Si on ne peut reprocher au FPI d’avoir boycotté ce simulacre d’élections où pas moins de 12 morts furent dénombrés, on peut au moins souhaiter qu’il tire les leçons des dernières municipales et régionales et qu’il prenne des initiatives susceptibles de mettre notre pays à l’abri de violences ultérieures. La violence dont usent et abusent les politiciens en panne d’arguments me semble une question centrale car il n’est pas normal que des gens perdent la vie au cours d’une élection qui, après tout, n’est qu’un jeu dont le vaincu devrait féliciter le vainqueur et chercher à comprendre pourquoi il a échoué. Dans notre pays, il n’y a pas 36 partis abonnés à la violence. Non seulement le RDR a introduit la violence dans notre politique mais il a toujours préféré « l’argument de la force à la force des arguments ». Si la petite élection municipale et régionale du 13 octobre 2018 a fait autant de victimes, ne risquons-nous pas d’avoir plus de morts et de blessés en 2020 ? Les autres questions sont bien entendu la réforme de la CEI, le découpage électoral, les listes électorales, la composition du Conseil constitutionnel, la sécurisation des candidats et des électeurs.
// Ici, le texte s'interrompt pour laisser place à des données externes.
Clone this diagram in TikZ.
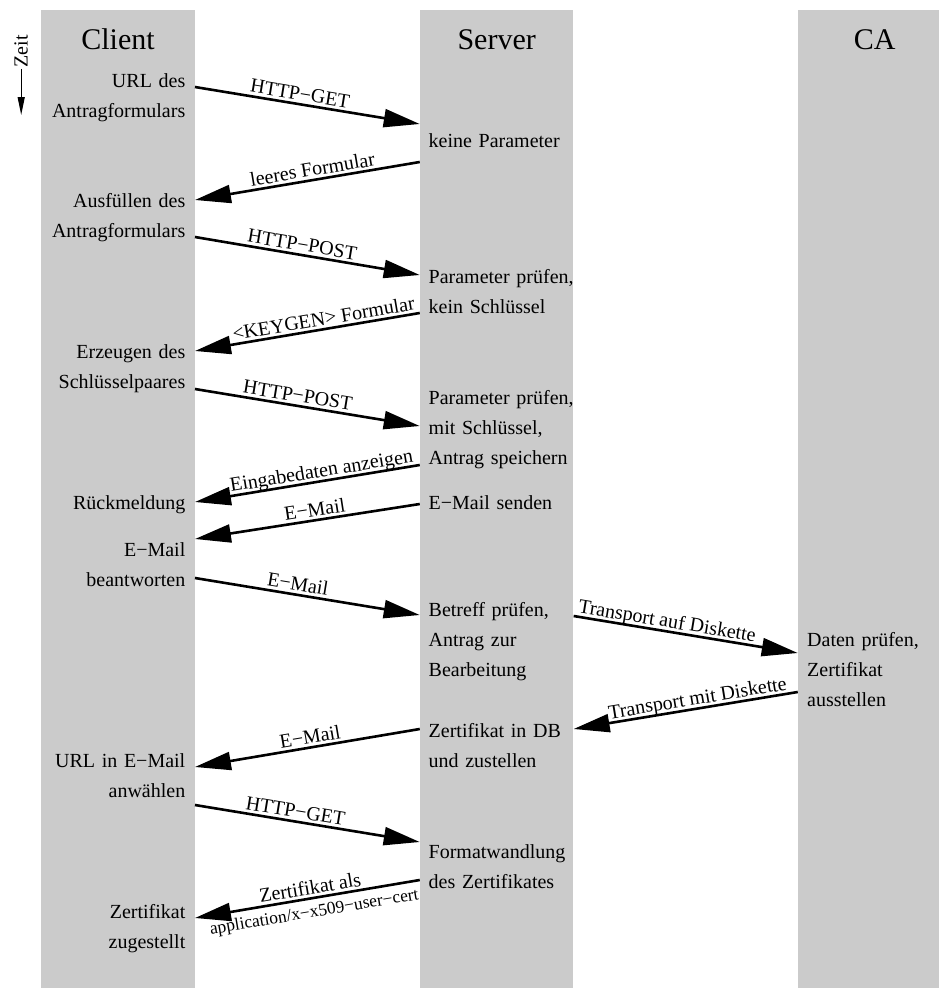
\documentclass[tikz,border=0pt]{standalone}
\usepackage{fontspec}
\setmainfont{Liberation Serif}
\usepackage{tikz}
\usetikzlibrary{arrows.meta}
\usetikzlibrary{positioning}
\definecolor{lanegray}{RGB}{203,203,203}
\tikzset{
    lane/.style = {rectangle, fill=lanegray, inner sep=0pt, minimum width=153.5pt, minimum height=978pt},
    lanetitle/.style = {anchor=base, inner sep=0pt, font=\fontsize{30}{36}\selectfont},
    ctext/.style = {anchor=base east, align=right, text width=160pt, inner sep=0pt, font=\fontsize{20}{30}\selectfont},
    stext/.style = {anchor=base west, align=left, text width=160pt, inner sep=0pt, font=\fontsize{20}{30}\selectfont},
    msg/.style = {-{Triangle[length=36pt,width=18pt]}, line width=2.6pt},
    msglabel/.style = {sloped, anchor=base, inner sep=0pt, yshift=4pt, font=\fontsize{20}{24}\selectfont},
    msgsmall/.style = {sloped, anchor=base, inner sep=0pt, yshift=-19pt, font=\fontsize{17.5}{20}\selectfont},
    zeitpfeil/.style = {-{Triangle[length=18pt,width=7pt]}, line width=1.3pt}
}

\begin{document}
\begin{tikzpicture}[x=1pt, y=-1pt]
  \useasboundingbox (0,0) rectangle (939,988);

  % lanes
  \node[lane] (client) at (118,499) {};
  \node[lane] (server) at (496.7,499) {};
  \node[lane] (ca) at (874.7,499) {};
  \node[lanetitle] (tclient) at (118,49) {Client};
  \node[lanetitle] (tserver) at (496.7,49) {Server};
  \node[lanetitle] (tca) at (874.7,49) {CA};

  % time axis
  \node[rotate=90, inner sep=1pt, font=\fontsize{20}{24}\selectfont] (zeit) at (21.2,51.5) {Zeit};
  \coordinate (zeitend) at (21.2,115);
  \draw[zeitpfeil] (zeit.west) -- (zeitend);

  % client side
  \node[ctext] (curl) at (185.5,87) {URL des\\Antragformulars};
  \node[ctext] (cfill) at (185.5,207) {Ausfüllen des\\Antragformulars};
  \node[ctext] (ckeygen) at (185.5,358) {Erzeugen des\\Schlüsselpaares};
  \node[ctext] (cack) at (185.5,509) {Rückmeldung};
  \node[ctext] (cmail) at (185.5,556) {E−Mail\\beantworten};
  \node[ctext] (curlmail) at (185.5,767) {URL in E−Mail\\anwählen};
  \node[ctext] (ccert) at (185.5,918) {Zertifikat\\zugestellt};

  % server side
  \node[stext] (snoparam) at (428.5,147) {keine Parameter};
  \node[stext] (scheck) at (428.5,283) {Parameter prüfen,\\kein Schlüssel};
  \node[stext] (scheckkey) at (428.5,404) {Parameter prüfen,\\mit Schlüssel,\\Antrag speichern};
  \node[stext] (ssend) at (428.5,509) {E−Mail senden};
  \node[stext] (ssubject) at (428.5,616) {Betreff prüfen,\\Antrag zur\\Bearbeitung};
  \node[stext] (sstore) at (428.5,737) {Zertifikat in DB\\und zustellen};
  \node[stext] (sconvert) at (428.5,858) {Formatwandlung\\des Zertifikates};

  % ca side
  \node[stext] (cacheck) at (807,646) {Daten prüfen,\\Zertifikat\\ausstellen};

  % messages
  \draw[msg] (client.east |- 0,87) -- node[msglabel, pos=0.46] {HTTP−GET} (server.west |- 0,124);
  \draw[msg] (server.west |- 0,162) -- node[msglabel, pos=0.47] {leeres Formular} (client.east |- 0,200);
  \draw[msg] (client.east |- 0,237) -- node[msglabel, pos=0.47] {HTTP−POST} (server.west |- 0,275);
  \draw[msg] (server.west |- 0,313) -- node[msglabel, pos=0.42] {<KEYGEN> Formular} (client.east |- 0,351);
  \draw[msg] (client.east |- 0,389) -- node[msglabel, pos=0.45] {HTTP−POST} (server.west |- 0,426);
  \draw[msg] (server.west |- 0,465) -- node[msglabel, pos=0.43] {Eingabedaten anzeigen} (client.east |- 0,502);
  \draw[msg] (server.west |- 0,504) -- node[msglabel, pos=0.46] {E−Mail} (client.east |- 0,539);
  \draw[msg] (client.east |- 0,578) -- node[msglabel, pos=0.45] {E−Mail} (server.west |- 0,615);
  \draw[msg] (server.east |- 0,616) -- node[msglabel, pos=0.41] {Transport auf Diskette} (ca.west |- 0,653);
  \draw[msg] (ca.west |- 0,692) -- node[msglabel, pos=0.44] {Transport mit Diskette} (server.east |- 0,729);
  \draw[msg] (server.west |- 0,729) -- node[msglabel, pos=0.48] {E−Mail} (client.east |- 0,767);
  \draw[msg] (client.east |- 0,805) -- node[msglabel, pos=0.44] {HTTP−GET} (server.west |- 0,842);
  \draw[msg] (server.west |- 0,880) -- node[msglabel, pos=0.48] {Zertifikat als}
    node[msgsmall, pos=0.48] {application/x−x509−user−cert} (client.east |- 0,918);

\end{tikzpicture}
\end{document}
Le RDR ne devrait pas fixer tout seul les règles du jeu. Toutes les formations politiques plus la société civile devraient plutôt se retrouver autour d’une table, avant 2020, pour parvenir à un consensus sur ces questions, si nous voulons avoir des élections justes et pacifiques. C’est maintenant, dans une transition, que le problème doit être pris à bras-le-corps. Car tous les contentieux doivent être vidés avant la prochaine présidentielle. Ce que je propose ici n’a donc rien à voir avec un quelconque attentisme qui consisterait à compter les coups (au sens propre et figuré) entre le RDR et le PDCI, à regarder les deux partis donner le coup de grâce à la Côte d’Ivoire et à attendre tranquillement que 2020 arrive. Non, il faut sauver la patrie aujourd’hui. Il faut la sauver et du RDR et du PDCI-tendance Konan Bédié. Le temps est venu, pour le FPI de Laurent Gbagbo, d’aller vers les patriotes du PDCI et du RDR (adultes et jeunes) pour parler avec eux et voir comment organiser cette transition.